- _Request_:
Retype only what runs from the first line of the listing to the line holding "import pandas as pd", both included. Do not retype the pictures.

- _Data_:
□ □ □
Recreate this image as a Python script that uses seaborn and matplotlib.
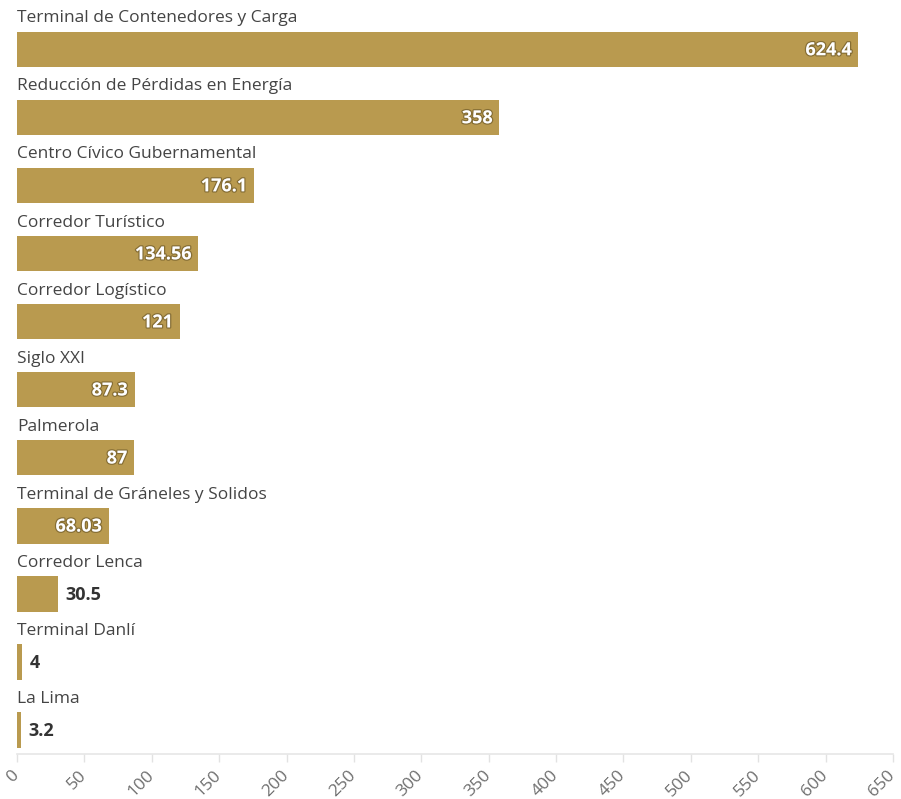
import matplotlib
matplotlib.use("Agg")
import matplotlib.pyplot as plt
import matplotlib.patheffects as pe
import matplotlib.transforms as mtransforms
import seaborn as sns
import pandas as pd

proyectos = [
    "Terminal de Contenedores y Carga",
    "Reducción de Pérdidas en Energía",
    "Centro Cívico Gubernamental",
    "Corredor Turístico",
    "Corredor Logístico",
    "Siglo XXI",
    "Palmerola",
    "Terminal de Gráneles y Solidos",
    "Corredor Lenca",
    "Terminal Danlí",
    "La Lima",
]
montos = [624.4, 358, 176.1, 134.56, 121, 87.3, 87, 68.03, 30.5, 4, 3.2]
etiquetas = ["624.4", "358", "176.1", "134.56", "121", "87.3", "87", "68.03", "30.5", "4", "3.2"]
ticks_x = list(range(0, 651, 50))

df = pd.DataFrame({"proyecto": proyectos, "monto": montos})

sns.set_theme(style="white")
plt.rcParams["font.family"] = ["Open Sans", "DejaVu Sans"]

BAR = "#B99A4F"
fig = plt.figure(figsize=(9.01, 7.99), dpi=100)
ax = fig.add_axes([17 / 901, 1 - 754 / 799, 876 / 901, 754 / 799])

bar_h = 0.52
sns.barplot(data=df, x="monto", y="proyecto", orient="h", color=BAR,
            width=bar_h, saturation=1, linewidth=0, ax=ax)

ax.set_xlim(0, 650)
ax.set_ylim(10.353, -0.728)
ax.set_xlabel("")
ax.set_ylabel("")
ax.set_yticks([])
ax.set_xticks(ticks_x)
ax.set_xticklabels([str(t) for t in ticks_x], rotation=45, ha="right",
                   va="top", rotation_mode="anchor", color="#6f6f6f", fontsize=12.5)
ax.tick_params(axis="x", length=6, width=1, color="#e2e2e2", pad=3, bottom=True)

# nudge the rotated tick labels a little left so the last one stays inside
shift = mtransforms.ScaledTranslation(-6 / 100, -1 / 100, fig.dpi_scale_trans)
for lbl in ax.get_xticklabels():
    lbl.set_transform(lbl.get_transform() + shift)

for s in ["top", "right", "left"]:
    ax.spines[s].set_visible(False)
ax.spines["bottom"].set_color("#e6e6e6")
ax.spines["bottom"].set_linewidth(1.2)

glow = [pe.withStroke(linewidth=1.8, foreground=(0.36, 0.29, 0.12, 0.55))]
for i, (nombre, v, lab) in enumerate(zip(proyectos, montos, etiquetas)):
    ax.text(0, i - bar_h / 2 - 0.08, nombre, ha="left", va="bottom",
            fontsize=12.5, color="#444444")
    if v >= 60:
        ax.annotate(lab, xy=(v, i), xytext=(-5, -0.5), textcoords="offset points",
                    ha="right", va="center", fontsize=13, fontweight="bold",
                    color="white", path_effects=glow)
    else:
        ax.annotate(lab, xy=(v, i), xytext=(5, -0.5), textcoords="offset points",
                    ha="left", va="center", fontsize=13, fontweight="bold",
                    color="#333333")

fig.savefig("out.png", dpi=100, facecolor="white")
□ □ □
- _Answer for the task_:
Recreate this image as a Python script that uses seaborn and matplotlib.
import matplotlib
matplotlib.use("Agg")
import matplotlib.pyplot as plt
import matplotlib.patheffects as pe
import matplotlib.transforms as mtransforms
import seaborn as sns
import pandas as pd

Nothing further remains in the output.